In coming up with policy ideas, Shultz has worked closely with Reagan's special envoy in Lebanon, Philip C. Habib, and with a group of department professionals including Lawrence S. Eagleburger, undersecretary for political affairs; Nicholas Veliotes, assistant secretary for Mideast affairs, and Sam Lewis, the U.S. ambassador to Israel.

One source describes the process this way: "They, and the people under them, come up with the ideas and option papers. Then it all goes over to the White House where Shultz and Clark and the others kick it around and rework things until there's a consensus on what to recommend to the president."

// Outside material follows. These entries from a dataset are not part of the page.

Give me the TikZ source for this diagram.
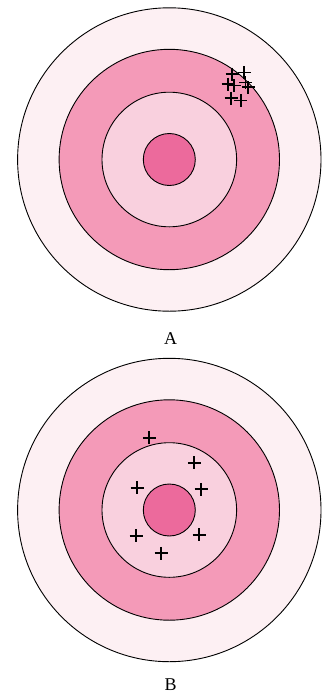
\documentclass[tikz,border=0pt]{standalone}
\usepackage{fontspec}
\setmainfont{Liberation Serif}
\definecolor{ringA}{HTML}{FDF0F3}
\definecolor{ringB}{HTML}{F49AB8}
\definecolor{ringC}{HTML}{F9D0DE}
\definecolor{ringD}{HTML}{EC6A9C}
\tikzset{
  ring/.style={draw=black, line width=0.9pt},
  hit/.style={draw=black, line width=1.7pt},
  lbl/.style={font=\fontsize{18}{20}\selectfont, inner sep=0pt}
}
\newcommand{\hitmark}[2]{\draw[hit] (#1-6.5,-#2) -- (#1+6.5,-#2) (#1,-#2+6.5) -- (#1,-#2-6.5);}
\begin{document}
\begin{tikzpicture}[x=1pt,y=1pt]
\useasboundingbox (0,0) rectangle (325,-694);
% Target A
\coordinate (ca) at (169.3,-159.5);
\fill[ringA, ring] (ca) circle (151.7);
\fill[ringB, ring] (ca) circle (110.2);
\fill[ringC, ring] (ca) circle (67.3);
\fill[ringD, ring] (ca) circle (26);
\hitmark{232}{74}
\hitmark{244}{72.5}
\hitmark{228}{84}
\hitmark{234}{85.5}
\hitmark{245.5}{82.5}
\hitmark{248}{87}
\hitmark{231}{98}
\hitmark{240.7}{100.5}
\node[lbl] (la) at (170.7,-338.5) {A};
% Target B
\coordinate (cb) at (169.3,-510);
\fill[ringA, ring] (cb) circle (151.7);
\fill[ringB, ring] (cb) circle (110.2);
\fill[ringC, ring] (cb) circle (67.3);
\fill[ringD, ring] (cb) circle (26);
\hitmark{149.3}{437.7}
\hitmark{194.3}{462.7}
\hitmark{137}{487.7}
\hitmark{201}{489.3}
\hitmark{136}{535.7}
\hitmark{199}{534.7}
\hitmark{161}{553.3}
\node[lbl] (lb) at (170.7,-684.5) {B};
\end{tikzpicture}
\end{document}
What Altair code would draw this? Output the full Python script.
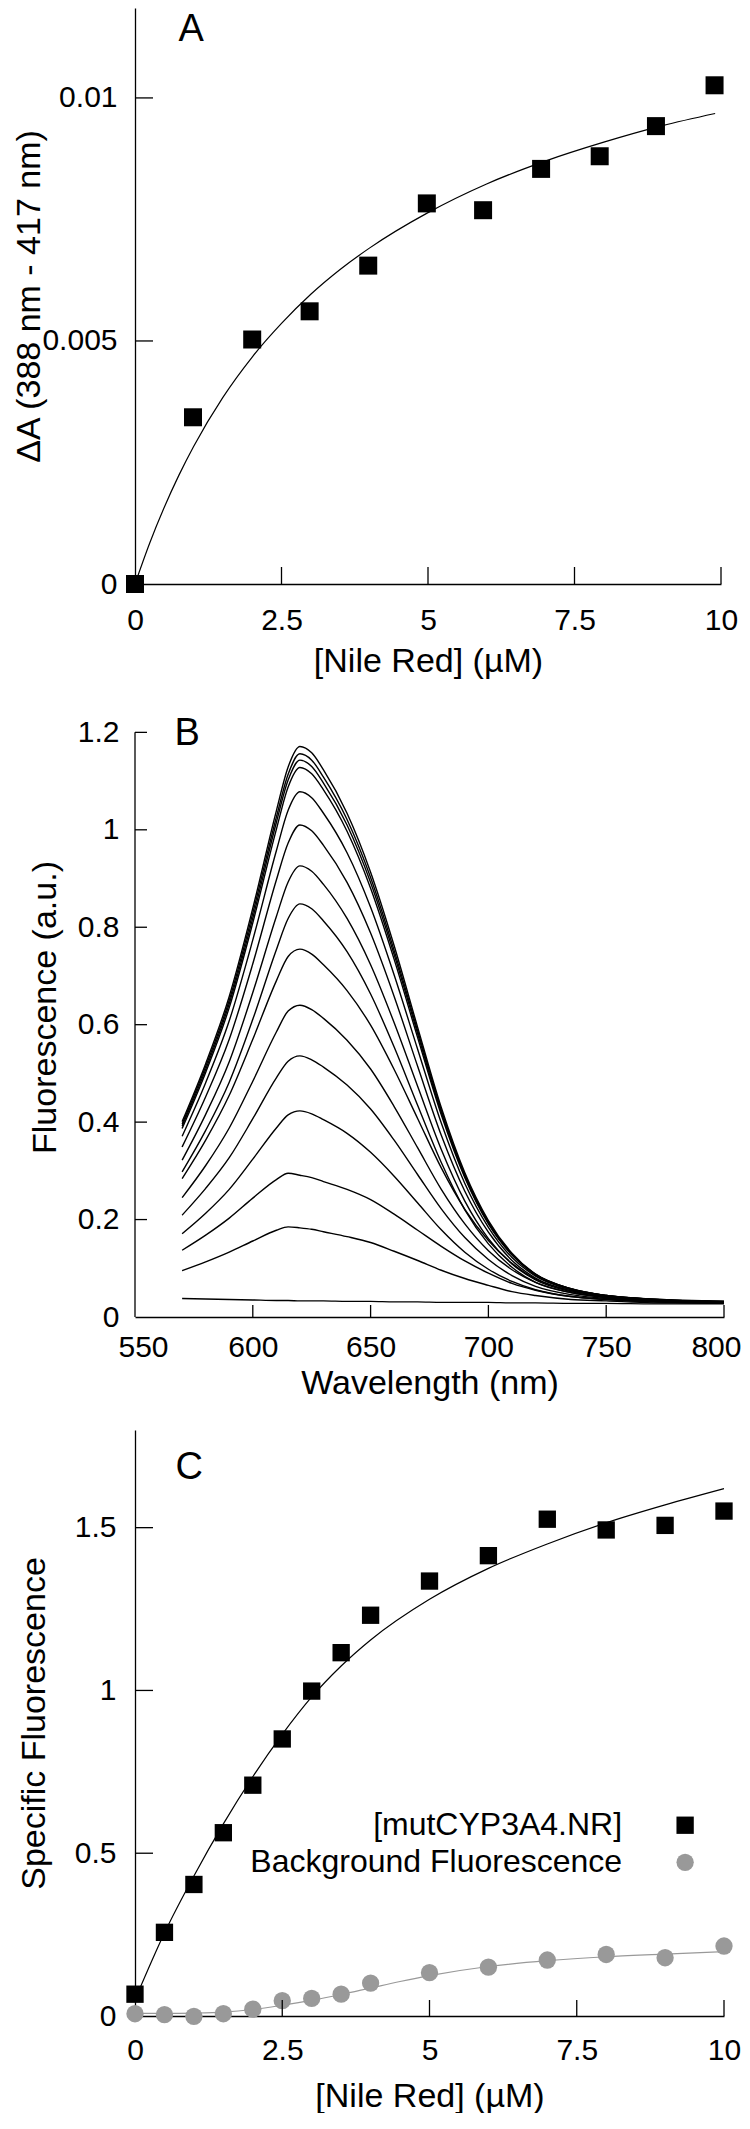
import altair as alt
import pandas as pd

FONT = "Liberation Sans"
INK = "#000000"
GRAY = "#999999"

# ---------------- Panel A : difference absorbance titration ----------------
a_conc = [0, 0.99, 2.0, 2.98, 3.98, 4.98, 5.94, 6.93, 7.93, 8.89, 9.89]
a_delta = [0.0, 0.00343, 0.00503, 0.00561, 0.00655, 0.00783, 0.00769, 0.00854, 0.0088, 0.00942, 0.01026]
a_fit_conc = [0, 0.25, 0.5, 0.75, 1, 1.5, 2, 2.5, 3, 3.5, 4, 5, 6, 7, 8, 9, 9.9]
a_fit_delta = [0, 0.00084, 0.00158, 0.00224, 0.00283, 0.00384, 0.00467, 0.00536, 0.00596, 0.00647,
               0.00691, 0.00764, 0.00823, 0.0087, 0.00909, 0.00943, 0.00968]
a_xvalues = [0, 2.5, 5, 7.5, 10]
a_yvalues = [0, 0.005, 0.01]
a_xticks = [2.5, 5, 7.5, 10]
a_yticks = [0.005, 0.01]

# ---------------- Panel B : emission spectra ----------------
b_wavelength = [570, 580, 590, 600, 610, 615, 620, 625, 630, 640, 650, 660, 670, 680, 690, 700, 710, 720, 735, 750, 770, 800]
b_spec_00 = [0.038, 0.037, 0.036, 0.035, 0.034, 0.034, 0.033, 0.033, 0.033, 0.032, 0.032, 0.031, 0.031, 0.030, 0.030, 0.030, 0.029, 0.029, 0.028, 0.028, 0.027, 0.027]
b_spec_01 = [0.095, 0.113, 0.133, 0.156, 0.178, 0.185, 0.183, 0.180, 0.175, 0.165, 0.153, 0.135, 0.116, 0.096, 0.079, 0.065, 0.052, 0.044, 0.036, 0.033, 0.029, 0.028]
b_spec_02 = [0.137, 0.168, 0.203, 0.244, 0.282, 0.295, 0.291, 0.286, 0.278, 0.262, 0.241, 0.211, 0.178, 0.145, 0.115, 0.090, 0.069, 0.055, 0.042, 0.036, 0.031, 0.029]
b_spec_03 = [0.171, 0.213, 0.262, 0.324, 0.388, 0.415, 0.423, 0.417, 0.405, 0.377, 0.338, 0.289, 0.234, 0.179, 0.133, 0.098, 0.073, 0.056, 0.042, 0.036, 0.031, 0.029]
b_spec_04 = [0.209, 0.264, 0.327, 0.407, 0.491, 0.525, 0.536, 0.528, 0.513, 0.476, 0.427, 0.363, 0.292, 0.222, 0.163, 0.118, 0.085, 0.063, 0.046, 0.038, 0.032, 0.029]
b_spec_05 = [0.245, 0.311, 0.388, 0.484, 0.585, 0.628, 0.640, 0.631, 0.613, 0.568, 0.509, 0.432, 0.347, 0.262, 0.191, 0.136, 0.097, 0.071, 0.050, 0.040, 0.033, 0.030]
b_spec_06 = [0.284, 0.363, 0.455, 0.570, 0.690, 0.740, 0.755, 0.745, 0.723, 0.670, 0.599, 0.508, 0.407, 0.306, 0.221, 0.157, 0.110, 0.078, 0.054, 0.042, 0.035, 0.031]
b_spec_07 = [0.298, 0.383, 0.482, 0.611, 0.754, 0.818, 0.848, 0.838, 0.813, 0.750, 0.663, 0.554, 0.434, 0.317, 0.220, 0.150, 0.102, 0.071, 0.050, 0.040, 0.034, 0.030]
b_spec_08 = [0.322, 0.416, 0.524, 0.666, 0.822, 0.893, 0.926, 0.915, 0.888, 0.818, 0.723, 0.604, 0.473, 0.344, 0.238, 0.161, 0.109, 0.076, 0.052, 0.041, 0.034, 0.031]
b_spec_09 = [0.349, 0.452, 0.570, 0.725, 0.897, 0.973, 1.010, 0.998, 0.968, 0.892, 0.788, 0.658, 0.514, 0.373, 0.258, 0.174, 0.116, 0.080, 0.054, 0.042, 0.035, 0.031]
b_spec_10 = [0.371, 0.481, 0.608, 0.774, 0.957, 1.040, 1.078, 1.066, 1.034, 0.953, 0.841, 0.702, 0.549, 0.398, 0.274, 0.184, 0.122, 0.084, 0.056, 0.043, 0.036, 0.031]
b_spec_11 = [0.387, 0.502, 0.635, 0.809, 1.001, 1.088, 1.128, 1.115, 1.082, 0.997, 0.880, 0.734, 0.573, 0.415, 0.286, 0.191, 0.127, 0.086, 0.057, 0.044, 0.036, 0.032]
b_spec_12 = [0.392, 0.508, 0.643, 0.819, 1.015, 1.102, 1.143, 1.130, 1.096, 1.010, 0.892, 0.744, 0.581, 0.420, 0.289, 0.193, 0.128, 0.087, 0.058, 0.044, 0.036, 0.032]
b_spec_13 = [0.396, 0.514, 0.650, 0.829, 1.026, 1.114, 1.156, 1.143, 1.108, 1.021, 0.902, 0.752, 0.587, 0.425, 0.292, 0.195, 0.129, 0.088, 0.058, 0.044, 0.036, 0.032]
b_spec_14 = [0.401, 0.520, 0.658, 0.839, 1.039, 1.129, 1.171, 1.158, 1.123, 1.034, 0.913, 0.762, 0.594, 0.430, 0.296, 0.198, 0.131, 0.088, 0.058, 0.044, 0.037, 0.032]
b_spectra = [b_spec_00, b_spec_01, b_spec_02, b_spec_03, b_spec_04, b_spec_05, b_spec_06, b_spec_07,
             b_spec_08, b_spec_09, b_spec_10, b_spec_11, b_spec_12, b_spec_13, b_spec_14]
b_xvalues = [550, 600, 650, 700, 750, 800]
b_yvalues = [0, 0.2, 0.4, 0.6, 0.8, 1.0, 1.2]
b_xticks = [600, 650, 700, 750, 800]
b_yticks = [0.2, 0.4, 0.6, 0.8, 1.0, 1.2]

# ---------------- Panel C : specific fluorescence ----------------
c_conc = [0, 0.5, 1, 1.5, 2, 2.5, 3, 3.5, 4, 5, 6, 7, 8, 9, 10]
c_complex = [0.067, 0.257, 0.404, 0.563, 0.709, 0.851, 0.998, 1.116, 1.231, 1.336, 1.414, 1.526, 1.493, 1.507, 1.551]
c_background = [0.007, 0.004, -0.001, 0.007, 0.021, 0.047, 0.054, 0.067, 0.101, 0.133, 0.150, 0.172, 0.189, 0.179, 0.215]
c_fit_conc = [0, 0.5, 1, 1.5, 2, 2.5, 3, 3.5, 4, 5, 6, 7, 8, 9, 10]
c_fit_complex = [0.05, 0.255, 0.43, 0.59, 0.735, 0.865, 0.98, 1.075, 1.155, 1.28, 1.375, 1.45, 1.515, 1.57, 1.62]
c_fit_bg_conc = [0, 0.5, 1, 1.5, 2, 2.5, 3, 3.5, 4, 4.5, 5, 6, 7, 8, 9, 10]
c_fit_background = [0.008, 0.008, 0.009, 0.012, 0.02, 0.033, 0.048, 0.066, 0.086, 0.106, 0.124, 0.152, 0.17, 0.182, 0.19, 0.198]
c_xvalues = [0, 2.5, 5, 7.5, 10]
c_yvalues = [0, 0.5, 1, 1.5]
c_xticks = [2.5, 5, 7.5, 10]
c_yticks = [0.5, 1, 1.5]
legend_labels = ["[mutCYP3A4.NR]", "Background Fluorescence"]

A_W, A_H = 586, 576
B_W, B_H = 589, 620
C_W, C_H = 589, 586


def x_axis(title, values, label_pad, title_off, width, fmt="~g", flush=False):
    if flush:
        kw = dict(labelFlush=True, labelFlushOffset=17)
    else:
        kw = dict(labelFlush=False)
    return alt.Axis(title=title, values=values, format=fmt, ticks=False, grid=False,
                    domainColor=INK, domainWidth=1.3, labelFont=FONT, labelFontSize=30,
                    labelColor=INK, labelPadding=label_pad, labelBaseline="middle",
                    labelOverlap=False,
                    titleFont=FONT, titleFontSize=34, titleFontWeight="normal", titleColor=INK,
                    titleBaseline="middle", titleAlign="center", titleX=width / 2, titleY=title_off,
                    **kw)


def y_axis(title, values, label_pad, title_x, height, domain=True):
    return alt.Axis(title=title, values=values, format="~g", ticks=False, grid=False,
                    domain=domain, domainColor=INK, domainWidth=1.3, labelFont=FONT,
                    labelFontSize=30, labelColor=INK, labelPadding=label_pad,
                    labelFlush=False, labelOverlap=False,
                    titleFont=FONT, titleFontSize=34, titleFontWeight="normal", titleColor=INK,
                    titleBaseline="middle", titleAlign="center", titleAngle=270,
                    titleX=title_x, titleY=height / 2)


def tick_layers(xs, ys, sx, sy, height, xlen, ylen):
    xt = alt.Chart(pd.DataFrame({"t": xs})).mark_rule(color=INK, strokeWidth=1.3).encode(
        x=alt.X("t:Q", scale=sx), y=alt.value(height), y2=alt.value(height - xlen))
    yt = alt.Chart(pd.DataFrame({"t": ys})).mark_rule(color=INK, strokeWidth=1.3).encode(
        y=alt.Y("t:Q", scale=sy), x=alt.value(0), x2=alt.value(ylen))
    return xt, yt


def panel_letter(letter, x, y, sx, sy):
    return alt.Chart(pd.DataFrame({"x": [x], "y": [y], "t": [letter]})).mark_text(
        font=FONT, fontSize=38, color=INK, align="center", baseline="middle").encode(
        x=alt.X("x:Q", scale=sx), y=alt.Y("y:Q", scale=sy), text="t:N")


# ---------- Panel A ----------
sx_a = alt.Scale(domain=[0, 10], nice=False, zero=False)
sy_a = alt.Scale(domain=[0, 0.01185], nice=False, zero=False)
df_a = pd.DataFrame({"x": a_conc, "y": a_delta})
df_a_fit = pd.DataFrame({"x": a_fit_conc, "y": a_fit_delta})

a_line = alt.Chart(df_a_fit).mark_line(color=INK, strokeWidth=1.2, interpolate="monotone").encode(
    x=alt.X("x:Q", scale=sx_a, axis=x_axis("[Nile Red] (µM)", a_xvalues, 36, 77, A_W)),
    y=alt.Y("y:Q", scale=sy_a, axis=y_axis("ΔA (388 nm - 417 nm)", a_yvalues, 18, -106, A_H)))
a_pts = alt.Chart(df_a).mark_square(size=324, color=INK, opacity=1, filled=True).encode(
    x=alt.X("x:Q", scale=sx_a), y=alt.Y("y:Q", scale=sy_a))
a_xt, a_yt = tick_layers(a_xticks, a_yticks, sx_a, sy_a, A_H, 17, 18)
a_lab = panel_letter("A", 0.96, 0.01140, sx_a, sy_a)
panel_a = alt.layer(a_line, a_pts, a_xt, a_yt, a_lab).properties(width=A_W, height=A_H)

# ---------- Panel B ----------
sx_b = alt.Scale(domain=[550, 800], nice=False, zero=False)
sy_b = alt.Scale(domain=[0, 1.2726], nice=False, zero=False)
rows = []
for i, spec in enumerate(b_spectra):
    for w, v in zip(b_wavelength, spec):
        rows.append({"wl": w, "f": v, "curve": i})
df_b = pd.DataFrame(rows)
b_lines = alt.Chart(df_b).mark_line(color=INK, strokeWidth=1.4, interpolate="monotone").encode(
    x=alt.X("wl:Q", scale=sx_b, axis=x_axis("Wavelength (nm)", b_xvalues, 30, 66, B_W, fmt="d", flush=True)),
    y=alt.Y("f:Q", scale=sy_b, axis=y_axis("Fluorescence (a.u.)", b_yvalues, 16, -90, B_H, domain=False)),
    detail="curve:N")
b_yline = alt.Chart(pd.DataFrame({"lo": [0.0], "hi": [1.2]})).mark_rule(color=INK, strokeWidth=1.3).encode(
    x=alt.value(0), y=alt.Y("lo:Q", scale=sy_b), y2="hi:Q")
b_xt, b_yt = tick_layers(b_xticks, b_yticks, sx_b, sy_b, B_H, 12, 12)
b_lab = panel_letter("B", 572.1, 1.197, sx_b, sy_b)
panel_b = alt.layer(b_lines, b_yline, b_xt, b_yt, b_lab).properties(width=B_W, height=B_H)

# ---------- Panel C ----------
sx_c = alt.Scale(domain=[0, 10], nice=False, zero=False)
sy_c = alt.Scale(domain=[0, 1.8], nice=False, zero=False)
df_c = pd.DataFrame({"x": c_conc, "sq": c_complex, "bg": c_background})
df_c_fit = pd.DataFrame({"x": c_fit_conc, "y": c_fit_complex})
df_c_bgfit = pd.DataFrame({"x": c_fit_bg_conc, "y": c_fit_background})

c_bgline = alt.Chart(df_c_bgfit).mark_line(color=GRAY, strokeWidth=1.2, interpolate="monotone").encode(
    x=alt.X("x:Q", scale=sx_c, axis=x_axis("[Nile Red] (µM)", c_xvalues, 34, 80, C_W)),
    y=alt.Y("y:Q", scale=sy_c, axis=y_axis("Specific Fluorescence", c_yvalues, 19, -101, C_H)))
c_line = alt.Chart(df_c_fit).mark_line(color=INK, strokeWidth=1.2, interpolate="monotone").encode(
    x=alt.X("x:Q", scale=sx_c), y=alt.Y("y:Q", scale=sy_c))
c_bgpts = alt.Chart(df_c).mark_circle(size=300, color=GRAY, opacity=1).encode(
    x=alt.X("x:Q", scale=sx_c), y=alt.Y("bg:Q", scale=sy_c))
c_pts = alt.Chart(df_c).mark_square(size=300, color=INK, opacity=1, filled=True).encode(
    x=alt.X("x:Q", scale=sx_c), y=alt.Y("sq:Q", scale=sy_c))
c_xt, c_yt = tick_layers(c_xticks, c_yticks, sx_c, sy_c, C_H, 16, 18)
c_lab = panel_letter("C", 0.92, 1.683, sx_c, sy_c)

leg_df = pd.DataFrame({"label": legend_labels, "tx": [8.27, 8.27], "sx": [9.34, 9.34], "ly": [0.586, 0.472]})
leg_text = alt.Chart(leg_df).mark_text(font=FONT, fontSize=32, color=INK, align="right", baseline="middle").encode(
    x=alt.X("tx:Q", scale=sx_c), y=alt.Y("ly:Q", scale=sy_c), text="label:N")
leg_sq = alt.Chart(leg_df.iloc[[0]]).mark_square(size=300, color=INK, opacity=1, filled=True).encode(
    x=alt.X("sx:Q", scale=sx_c), y=alt.Y("ly:Q", scale=sy_c))
leg_ci = alt.Chart(leg_df.iloc[[1]]).mark_circle(size=300, color=GRAY, opacity=1).encode(
    x=alt.X("sx:Q", scale=sx_c), y=alt.Y("ly:Q", scale=sy_c))

panel_c = alt.layer(c_bgline, c_line, c_bgpts, c_pts, c_xt, c_yt, c_lab, leg_text, leg_sq, leg_ci).properties(
    width=C_W, height=C_H)

chart = alt.vconcat(panel_a, panel_b, panel_c, spacing=113, bounds="flush").properties(
    padding={"left": 4, "right": 0, "top": 0, "bottom": 0}
).configure(font=FONT, background="white").configure_view(stroke=None)

chart.save("out.html", embed_options={"renderer": "svg", "actions": False})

That, the sources said, was the way in which the administration devised its tactic of having Reagan seek Israeli restraint by maintaining a relatively evenhanded stance in public while privately sending a tough letter to Israeli Prime Minister Menachem Begin. The first draft of the letter was prepared by the State Department, and then it was reworked and modified during extensive discussions at the White House.

Through it all, the sources agreed, Shultz has approached each decision in analytically cool and evenhanded terms. That also is considered to have been an important factor in his dealing effectively with the others during the current crisis, because Haig was generally considered at the White House and the Pentagon as having an overly protective attitude toward Israel.

"By contrast," one source said, "Shultz has acted throughout as neither an advocate nor an opponent. Instead, he has been inclined to listen to every opinion and consider any idea and then make a judgment on what appears to be the pragmatic grounds of what seems best able to meet the problem of the moment."